╭─ Information supplied
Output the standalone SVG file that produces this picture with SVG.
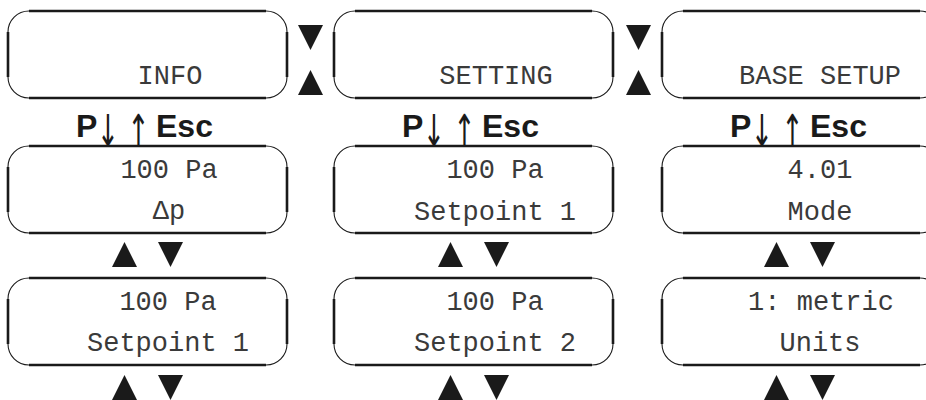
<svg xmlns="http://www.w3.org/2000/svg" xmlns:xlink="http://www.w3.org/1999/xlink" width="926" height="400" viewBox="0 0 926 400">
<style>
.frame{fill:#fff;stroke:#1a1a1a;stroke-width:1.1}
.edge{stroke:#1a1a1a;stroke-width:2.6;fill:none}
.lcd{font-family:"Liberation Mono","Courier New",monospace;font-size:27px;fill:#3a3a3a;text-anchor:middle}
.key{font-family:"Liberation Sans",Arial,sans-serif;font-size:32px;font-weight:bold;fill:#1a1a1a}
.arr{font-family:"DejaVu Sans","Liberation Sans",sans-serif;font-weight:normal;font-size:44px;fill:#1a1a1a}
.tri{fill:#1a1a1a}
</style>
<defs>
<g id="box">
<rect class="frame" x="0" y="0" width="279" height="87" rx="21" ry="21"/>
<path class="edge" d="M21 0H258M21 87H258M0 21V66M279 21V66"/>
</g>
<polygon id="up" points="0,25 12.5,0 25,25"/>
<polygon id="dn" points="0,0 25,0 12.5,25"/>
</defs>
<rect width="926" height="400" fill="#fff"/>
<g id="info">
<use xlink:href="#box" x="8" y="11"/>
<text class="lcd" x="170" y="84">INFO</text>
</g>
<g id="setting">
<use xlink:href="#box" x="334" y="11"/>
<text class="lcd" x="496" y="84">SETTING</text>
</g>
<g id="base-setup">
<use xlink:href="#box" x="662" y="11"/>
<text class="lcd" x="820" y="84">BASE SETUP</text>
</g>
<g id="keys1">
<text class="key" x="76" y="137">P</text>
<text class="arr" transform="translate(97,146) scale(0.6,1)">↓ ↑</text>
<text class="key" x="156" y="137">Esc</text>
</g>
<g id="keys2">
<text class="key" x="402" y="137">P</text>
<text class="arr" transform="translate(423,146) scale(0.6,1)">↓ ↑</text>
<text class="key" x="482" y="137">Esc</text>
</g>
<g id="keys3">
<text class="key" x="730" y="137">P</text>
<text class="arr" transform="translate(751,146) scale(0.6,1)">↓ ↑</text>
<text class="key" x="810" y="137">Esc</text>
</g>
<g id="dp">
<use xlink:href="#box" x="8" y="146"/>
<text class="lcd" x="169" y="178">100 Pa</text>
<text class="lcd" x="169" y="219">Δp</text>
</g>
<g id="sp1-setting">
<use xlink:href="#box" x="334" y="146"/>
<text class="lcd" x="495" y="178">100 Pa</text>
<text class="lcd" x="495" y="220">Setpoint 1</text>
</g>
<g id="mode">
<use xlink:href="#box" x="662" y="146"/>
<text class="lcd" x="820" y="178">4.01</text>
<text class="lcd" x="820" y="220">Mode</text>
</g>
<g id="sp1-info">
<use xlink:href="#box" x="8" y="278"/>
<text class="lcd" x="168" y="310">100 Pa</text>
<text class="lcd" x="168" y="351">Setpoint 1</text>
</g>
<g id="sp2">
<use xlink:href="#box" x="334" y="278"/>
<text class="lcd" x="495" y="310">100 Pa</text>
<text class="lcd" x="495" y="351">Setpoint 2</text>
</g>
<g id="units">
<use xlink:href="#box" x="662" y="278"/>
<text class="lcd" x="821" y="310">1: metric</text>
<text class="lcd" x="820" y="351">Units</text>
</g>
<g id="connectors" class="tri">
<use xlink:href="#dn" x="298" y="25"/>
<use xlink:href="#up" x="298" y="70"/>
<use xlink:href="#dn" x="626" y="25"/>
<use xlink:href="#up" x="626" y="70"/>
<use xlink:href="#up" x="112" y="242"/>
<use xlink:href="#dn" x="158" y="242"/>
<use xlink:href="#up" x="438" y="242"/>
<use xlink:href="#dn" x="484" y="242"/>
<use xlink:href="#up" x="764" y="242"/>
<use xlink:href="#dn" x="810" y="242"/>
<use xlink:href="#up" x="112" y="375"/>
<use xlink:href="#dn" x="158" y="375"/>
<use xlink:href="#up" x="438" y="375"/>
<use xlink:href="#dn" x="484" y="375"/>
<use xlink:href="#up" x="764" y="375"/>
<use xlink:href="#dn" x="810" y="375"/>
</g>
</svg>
╰─
■ What needs to be done
Leave out the pictures and retype every line above exactly.

■ Worked answer
Output the standalone SVG file that produces this picture with SVG.
<svg xmlns="http://www.w3.org/2000/svg" xmlns:xlink="http://www.w3.org/1999/xlink" width="926" height="400" viewBox="0 0 926 400">
<style>
.frame{fill:#fff;stroke:#1a1a1a;stroke-width:1.1}
.edge{stroke:#1a1a1a;stroke-width:2.6;fill:none}
.lcd{font-family:"Liberation Mono","Courier New",monospace;font-size:27px;fill:#3a3a3a;text-anchor:middle}
.key{font-family:"Liberation Sans",Arial,sans-serif;font-size:32px;font-weight:bold;fill:#1a1a1a}
.arr{font-family:"DejaVu Sans","Liberation Sans",sans-serif;font-weight:normal;font-size:44px;fill:#1a1a1a}
.tri{fill:#1a1a1a}
</style>
<defs>
<g id="box">
<rect class="frame" x="0" y="0" width="279" height="87" rx="21" ry="21"/>
<path class="edge" d="M21 0H258M21 87H258M0 21V66M279 21V66"/>
</g>
<polygon id="up" points="0,25 12.5,0 25,25"/>
<polygon id="dn" points="0,0 25,0 12.5,25"/>
</defs>
<rect width="926" height="400" fill="#fff"/>
<g id="info">
<use xlink:href="#box" x="8" y="11"/>
<text class="lcd" x="170" y="84">INFO</text>
</g>
<g id="setting">
<use xlink:href="#box" x="334" y="11"/>
<text class="lcd" x="496" y="84">SETTING</text>
</g>
<g id="base-setup">
<use xlink:href="#box" x="662" y="11"/>
<text class="lcd" x="820" y="84">BASE SETUP</text>
</g>
<g id="keys1">
<text class="key" x="76" y="137">P</text>
<text class="arr" transform="translate(97,146) scale(0.6,1)">↓ ↑</text>
<text class="key" x="156" y="137">Esc</text>
</g>
<g id="keys2">
<text class="key" x="402" y="137">P</text>
<text class="arr" transform="translate(423,146) scale(0.6,1)">↓ ↑</text>
<text class="key" x="482" y="137">Esc</text>
</g>
<g id="keys3">
<text class="key" x="730" y="137">P</text>
<text class="arr" transform="translate(751,146) scale(0.6,1)">↓ ↑</text>
<text class="key" x="810" y="137">Esc</text>
</g>
<g id="dp">
<use xlink:href="#box" x="8" y="146"/>
<text class="lcd" x="169" y="178">100 Pa</text>
<text class="lcd" x="169" y="219">Δp</text>
</g>
<g id="sp1-setting">
<use xlink:href="#box" x="334" y="146"/>
<text class="lcd" x="495" y="178">100 Pa</text>
<text class="lcd" x="495" y="220">Setpoint 1</text>
</g>
<g id="mode">
<use xlink:href="#box" x="662" y="146"/>
<text class="lcd" x="820" y="178">4.01</text>
<text class="lcd" x="820" y="220">Mode</text>
</g>
<g id="sp1-info">
<use xlink:href="#box" x="8" y="278"/>
<text class="lcd" x="168" y="310">100 Pa</text>
<text class="lcd" x="168" y="351">Setpoint 1</text>
</g>
<g id="sp2">
<use xlink:href="#box" x="334" y="278"/>
<text class="lcd" x="495" y="310">100 Pa</text>
<text class="lcd" x="495" y="351">Setpoint 2</text>
</g>
<g id="units">
<use xlink:href="#box" x="662" y="278"/>
<text class="lcd" x="821" y="310">1: metric</text>
<text class="lcd" x="820" y="351">Units</text>
</g>
<g id="connectors" class="tri">
<use xlink:href="#dn" x="298" y="25"/>
<use xlink:href="#up" x="298" y="70"/>
<use xlink:href="#dn" x="626" y="25"/>
<use xlink:href="#up" x="626" y="70"/>
<use xlink:href="#up" x="112" y="242"/>
<use xlink:href="#dn" x="158" y="242"/>
<use xlink:href="#up" x="438" y="242"/>
<use xlink:href="#dn" x="484" y="242"/>
<use xlink:href="#up" x="764" y="242"/>
<use xlink:href="#dn" x="810" y="242"/>
<use xlink:href="#up" x="112" y="375"/>
<use xlink:href="#dn" x="158" y="375"/>
<use xlink:href="#up" x="438" y="375"/>
<use xlink:href="#dn" x="484" y="375"/>
<use xlink:href="#up" x="764" y="375"/>
<use xlink:href="#dn" x="810" y="375"/>
</g>
</svg>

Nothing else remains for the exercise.